REVIEW: I Am My Own Wife (Oriel Group)

I Am My Own Wife QUT Gardens Theatre
I didn’t intend to write a review of this work, but my Instagram post was getting out of hand…! So, I’ve transplanted my thoughts into a blog post.
Last night we saw I Am My Own Wife at QUT Gardens Theatre. The play, written by Doug Wright, has won every major drama award, including the Pultizer, and it not difficult to see why – it is not only a compelling portrait of an extraordinary life under two of the Western world’s most oppressive regimes, but also an ethical question of what we do when our heroes turn out to be made of glass.
The play is essentially a verbal history of the life of Charlotte von Mahlsdorf, who killed her father when she was a young child and survived the Nazi and Communist regimes in East Berlin as a transgender woman, an antiquarian and the curator of the Gründerzeit museum. Ben Gerrard brings 37 characters to the stage in this one-person play, including Charlotte and the character of the playwright Doug Wright, who spent hundreds of hours interviewing Charlotte. Gerrard tackles a slew of accents with impressive consistency, switching cleanly between voices and characters from moment to moment.
As the play reaches its second Act, the audience begins to see Charlotte as an unreliable narrator, and Doug’s desperate desire for her to be the martyr he has imagined becomes pertinent as her story gains traction in the media and begins to be picked apart. Was Charlotte a benign museum curator, or an enthusiastic Stasi informant? A liar? Mentally ill? A survivor and a victim? A traitor and a killer? The work leans distinctly towards Charlotte as a victim of circumstance even as it is confirmed that she gave information leading to the arrest of fellow antiques collector Alfred Kirchner.

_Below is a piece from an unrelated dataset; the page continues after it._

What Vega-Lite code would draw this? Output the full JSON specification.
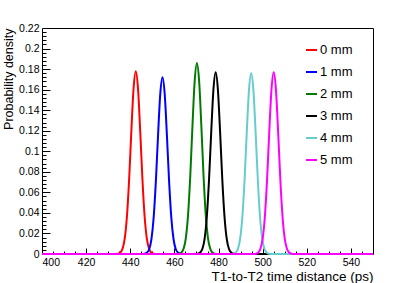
{
  "$schema": "https://vega.github.io/schema/vega-lite/v6.json",
  "width": 331,
  "height": 226,
  "autosize": "none",
  "padding": {"left": 42, "top": 28, "right": 42, "bottom": 29},
  "config": {
    "font": "Liberation Sans",
    "view": {"stroke": "#000", "strokeWidth": 1},
    "axis": {"grid": false, "domain": false, "tickColor": "#000", "labelColor": "#000", "titleColor": "#000", "titleFontWeight": "normal"}
  },
  "data": {"values": [
    {"s":"0 mm","x":400,"y":0},{"s":"0 mm","x":432.5,"y":0},{"s":"0 mm","x":434.5,"y":0.0003},{"s":"0 mm","x":435.5,"y":0.0014},{"s":"0 mm","x":436.5,"y":0.0051},{"s":"0 mm","x":437.5,"y":0.0151},{"s":"0 mm","x":438.5,"y":0.0367},{"s":"0 mm","x":439.5,"y":0.0732},{"s":"0 mm","x":440.5,"y":0.12},{"s":"0 mm","x":441.5,"y":0.1613},{"s":"0 mm","x":442.5,"y":0.178},{"s":"0 mm","x":443.5,"y":0.1613},{"s":"0 mm","x":444.5,"y":0.12},{"s":"0 mm","x":445.5,"y":0.0732},{"s":"0 mm","x":446.5,"y":0.0367},{"s":"0 mm","x":447.5,"y":0.0151},{"s":"0 mm","x":448.5,"y":0.0051},{"s":"0 mm","x":449.5,"y":0.0014},{"s":"0 mm","x":450.5,"y":0.0003},{"s":"0 mm","x":452.5,"y":0},{"s":"0 mm","x":550,"y":0},
    {"s":"1 mm","x":400,"y":0},{"s":"1 mm","x":444.6,"y":0},{"s":"1 mm","x":446.6,"y":0.0003},{"s":"1 mm","x":447.6,"y":0.0014},{"s":"1 mm","x":448.6,"y":0.0049},{"s":"1 mm","x":449.6,"y":0.0146},{"s":"1 mm","x":450.6,"y":0.0354},{"s":"1 mm","x":451.6,"y":0.0707},{"s":"1 mm","x":452.6,"y":0.1159},{"s":"1 mm","x":453.6,"y":0.1558},{"s":"1 mm","x":454.6,"y":0.172},{"s":"1 mm","x":455.6,"y":0.1558},{"s":"1 mm","x":456.6,"y":0.1159},{"s":"1 mm","x":457.6,"y":0.0707},{"s":"1 mm","x":458.6,"y":0.0354},{"s":"1 mm","x":459.6,"y":0.0146},{"s":"1 mm","x":460.6,"y":0.0049},{"s":"1 mm","x":461.6,"y":0.0014},{"s":"1 mm","x":462.6,"y":0.0003},{"s":"1 mm","x":464.6,"y":0},{"s":"1 mm","x":550,"y":0},
    {"s":"2 mm","x":400,"y":0},{"s":"2 mm","x":460.2,"y":0},{"s":"2 mm","x":462.2,"y":0.0003},{"s":"2 mm","x":463.2,"y":0.0015},{"s":"2 mm","x":464.2,"y":0.0053},{"s":"2 mm","x":465.2,"y":0.0158},{"s":"2 mm","x":466.2,"y":0.0383},{"s":"2 mm","x":467.2,"y":0.0764},{"s":"2 mm","x":468.2,"y":0.1254},{"s":"2 mm","x":469.2,"y":0.1685},{"s":"2 mm","x":470.2,"y":0.186},{"s":"2 mm","x":471.2,"y":0.1685},{"s":"2 mm","x":472.2,"y":0.1254},{"s":"2 mm","x":473.2,"y":0.0764},{"s":"2 mm","x":474.2,"y":0.0383},{"s":"2 mm","x":475.2,"y":0.0158},{"s":"2 mm","x":476.2,"y":0.0053},{"s":"2 mm","x":477.2,"y":0.0015},{"s":"2 mm","x":478.2,"y":0.0003},{"s":"2 mm","x":480.2,"y":0},{"s":"2 mm","x":550,"y":0},
    {"s":"3 mm","x":400,"y":0},{"s":"3 mm","x":468.7,"y":0},{"s":"3 mm","x":470.7,"y":0.0003},{"s":"3 mm","x":471.7,"y":0.0014},{"s":"3 mm","x":472.7,"y":0.0051},{"s":"3 mm","x":473.7,"y":0.015},{"s":"3 mm","x":474.7,"y":0.0365},{"s":"3 mm","x":475.7,"y":0.0727},{"s":"3 mm","x":476.7,"y":0.1193},{"s":"3 mm","x":477.7,"y":0.1604},{"s":"3 mm","x":478.7,"y":0.177},{"s":"3 mm","x":479.7,"y":0.1604},{"s":"3 mm","x":480.7,"y":0.1193},{"s":"3 mm","x":481.7,"y":0.0727},{"s":"3 mm","x":482.7,"y":0.0365},{"s":"3 mm","x":483.7,"y":0.015},{"s":"3 mm","x":484.7,"y":0.0051},{"s":"3 mm","x":485.7,"y":0.0014},{"s":"3 mm","x":486.7,"y":0.0003},{"s":"3 mm","x":488.7,"y":0},{"s":"3 mm","x":550,"y":0},
    {"s":"4 mm","x":400,"y":0},{"s":"4 mm","x":484.8,"y":0},{"s":"4 mm","x":486.8,"y":0.0003},{"s":"4 mm","x":487.8,"y":0.0014},{"s":"4 mm","x":488.8,"y":0.005},{"s":"4 mm","x":489.8,"y":0.0149},{"s":"4 mm","x":490.8,"y":0.0363},{"s":"4 mm","x":491.8,"y":0.0723},{"s":"4 mm","x":492.8,"y":0.1186},{"s":"4 mm","x":493.8,"y":0.1595},{"s":"4 mm","x":494.8,"y":0.176},{"s":"4 mm","x":495.8,"y":0.1595},{"s":"4 mm","x":496.8,"y":0.1186},{"s":"4 mm","x":497.8,"y":0.0723},{"s":"4 mm","x":498.8,"y":0.0363},{"s":"4 mm","x":499.8,"y":0.0149},{"s":"4 mm","x":500.8,"y":0.005},{"s":"4 mm","x":501.8,"y":0.0014},{"s":"4 mm","x":502.8,"y":0.0003},{"s":"4 mm","x":504.8,"y":0},{"s":"4 mm","x":550,"y":0},
    {"s":"5 mm","x":400,"y":0},{"s":"5 mm","x":495,"y":0},{"s":"5 mm","x":497,"y":0.0003},{"s":"5 mm","x":498,"y":0.0014},{"s":"5 mm","x":499,"y":0.0051},{"s":"5 mm","x":500,"y":0.015},{"s":"5 mm","x":501,"y":0.0365},{"s":"5 mm","x":502,"y":0.0727},{"s":"5 mm","x":503,"y":0.1193},{"s":"5 mm","x":504,"y":0.1604},{"s":"5 mm","x":505,"y":0.177},{"s":"5 mm","x":506,"y":0.1604},{"s":"5 mm","x":507,"y":0.1193},{"s":"5 mm","x":508,"y":0.0727},{"s":"5 mm","x":509,"y":0.0365},{"s":"5 mm","x":510,"y":0.015},{"s":"5 mm","x":511,"y":0.0051},{"s":"5 mm","x":512,"y":0.0014},{"s":"5 mm","x":513,"y":0.0003},{"s":"5 mm","x":515,"y":0},{"s":"5 mm","x":550,"y":0}
  ]},
  "layer": [
    {
      "mark": {"type": "line", "strokeWidth": 2, "interpolate": "monotone", "clip": false},
      "encoding": {
        "x": {"field": "x", "type": "quantitative", "scale": {"domain": [400, 550], "nice": false, "zero": false},
          "axis": {"values": [400,420,440,460,480,500,520,540], "format": "d", "ticks": false, "labelFontSize": 10.5, "labelPadding": 3,
            "title": "T1-to-T2 time distance (ps)", "titleAnchor": "end", "titleFontSize": 13.5, "titlePadding": 2}},
        "y": {"field": "y", "type": "quantitative", "scale": {"domain": [0, 0.22], "nice": false},
          "axis": {"values": [0,0.02,0.04,0.06,0.08,0.1,0.12,0.14,0.16,0.18,0.2,0.22], "format": "~g", "ticks": false, "labelFontSize": 10.5, "labelPadding": 3,
            "title": "Probability density", "titleAnchor": "end", "titleFontSize": 12.5, "titlePadding": 3}},
        "color": {"field": "s", "type": "nominal",
          "scale": {"domain": ["0 mm","1 mm","2 mm","3 mm","4 mm","5 mm"], "range": ["#ff0000","#0000ff","#007a00","#000000","#66cccc","#ff00ff"]},
          "legend": {"orient": "none", "legendX": 263, "legendY": 15.5, "title": null, "symbolType": "stroke", "symbolSize": 121, "symbolStrokeWidth": 2, "labelFontSize": 13, "labelOffset": 2, "rowPadding": 8}}
      }
    },
    {
      "mark": {"type": "point", "opacity": 0},
      "encoding": {
        "x": {"field": "x", "type": "quantitative", "axis": {"orient": "bottom", "values": [420,440,460,480,500,520,540], "labels": false, "tickSize": -6, "title": null}},
        "y": {"field": "y", "type": "quantitative", "axis": {"orient": "left", "values": [0.02,0.04,0.06,0.08,0.1,0.12,0.14,0.16,0.18,0.2], "labels": false, "tickSize": -8, "title": null}}
      }
    },
    {
      "mark": {"type": "point", "opacity": 0},
      "encoding": {
        "x": {"field": "x", "type": "quantitative", "axis": {"orient": "bottom", "values": [405,410,415,425,430,435,445,450,455,465,470,475,485,490,495,505,510,515,525,530,535,545], "labels": false, "tickSize": -3, "title": null}},
        "y": {"field": "y", "type": "quantitative", "axis": {"orient": "left", "values": [0.004,0.008,0.012,0.016,0.024,0.028,0.032,0.036,0.044,0.048,0.052,0.056,0.064,0.068,0.072,0.076,0.084,0.088,0.092,0.096,0.104,0.108,0.112,0.116,0.124,0.128,0.132,0.136,0.144,0.148,0.152,0.156,0.164,0.168,0.172,0.176,0.184,0.188,0.192,0.196,0.204,0.208,0.212,0.216], "labels": false, "tickSize": -4, "title": null}}
      }
    }
  ],
  "resolve": {"axis": {"x": "independent", "y": "independent"}}
}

Apparently there has only been one major production of this work starring a transgender artist, which is disappointing, but Gerrard takes on the role of Charlotte with clear care, emotional intensity, and attention to detail. The performance had minimal staging and clever lighting design, and was utterly captivating from beginning to end. I’d be interested to now read Charlotte’s autobiographical book of the same title, and to measure this work against her own words.